Lighting changes the feeling of the room more than many people expect. Full overhead brightness keeps the nervous system slightly alert. Lower, warmer light works better, and daylight through a window with the blinds half down may be enough.
Smell deserves attention too. A kitchen that still carries last night’s cooking keeps part of the mind attached to food and cleanup. Air the room first. After that, the absence of strong scent becomes a neutral background, easy to miss until it is gone.
Some people become more anxious in total silence, especially those who live with constant background sound and find that an empty room makes their own thoughts feel louder. For them, sensory reduction can include a low, steady, non-narrative sound: rain on a window, a fan, or pink noise from one source that will be left alone. The aim is to keep the brain from tracking events, and steady sound gives attention very little to follow.
The subtraction rarely finishes in one pass. You turn off the obvious things, sit down, and twenty minutes later hear a buzz that had blended into the house for years. That noticing is part of the process. The environment gets quieter while perception gets sharper.
Use the breath without turning it into a project
Lengthen the exhale. Four counts in, six or eight counts out, for two or three minutes is enough to begin.
The longer exhale shifts the body toward the parasympathetic side. No guided track, app, subscription, streak counter, or special setup is required.
Have something ready for the loud middle stretch
Around ninety minutes in, the novelty usually drops away. The room has been arranged, the first relief has passed, and the slower rhythm may still be out of reach. Discomfort can start to look like boredom, and boredom quickly starts searching for a task.
Decide on two or three low-stimulation activities before the quiet period begins. A physical book helps, especially something slow. Skip the thriller engineered to keep pages turning. Poetry works for people who never read poetry, precisely because it forces a different pace.
A walk can do the same if it has no destination and no podcast. The input is the street, the weather, and the sound of footsteps. There is nothing to finish and nothing to report afterward.
Cooking can fit if the task asks for hands more than planning. Chopping, kneading, or stirring gives attention something simple to meet. Choose something that cannot be rushed, because rushing changes the whole character of the activity.
Writing by hand is the activity that keeps proving itself. The pen is slower than thought, so it reins in the part of the mind that wants to accelerate. Three pages of whatever is present, with no editing and no audience, will usually change texture by the second page. The surface chatter drains off, and quieter material begins to appear. Often that quieter material is what the day had been making room for.
Sleep also belongs here. A short afternoon nap during a free day can be one of the cleanest forms of sensory reduction: the eyes close, the stream of input stops, and the body gets a period of uninterrupted maintenance.
Keep measurement out of it.
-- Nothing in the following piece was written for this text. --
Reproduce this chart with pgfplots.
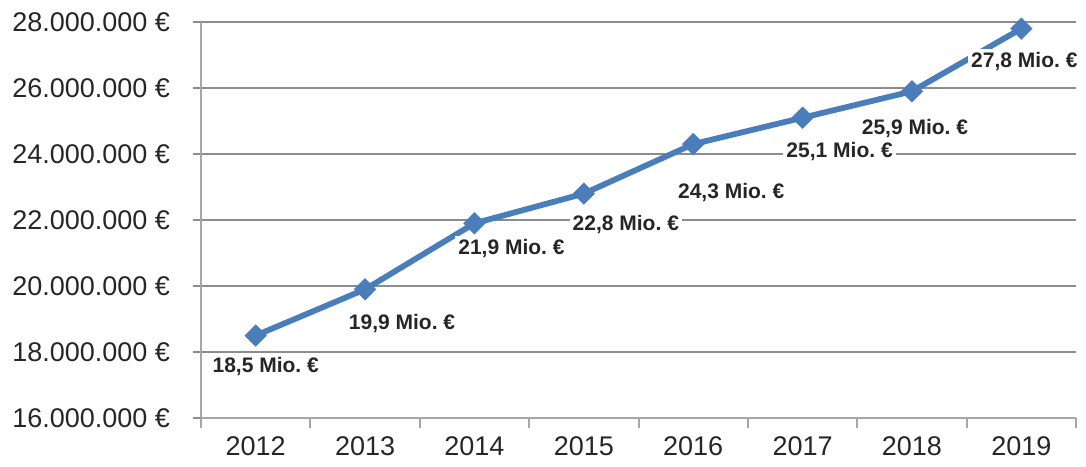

A meditation streak, a timer to beat, or a score of any kind brings back the performing mode the day was meant to suspend. If the mind wanders for forty minutes, those forty minutes still belong to the quiet period.
Come back slowly or the day vanishes at the exit
The transition out is fragile. The impulse is to retrieve the phone as soon as the chosen window ends and catch up on everything at once. That one move can flatten the contrast in ten minutes.
Ease the boundary open. Bring the phone back, check one thing, then pause long enough to feel the first notification as sound again. Its sharpness is often surprising after only a few quiet hours.
By the next day, ordinary volume climbs back. The fridge disappears into the background, the phone feels normal in the room, and the mind stops noticing how much it has agreed to track. How much of that returned noise arrives before the phone is even unlocked?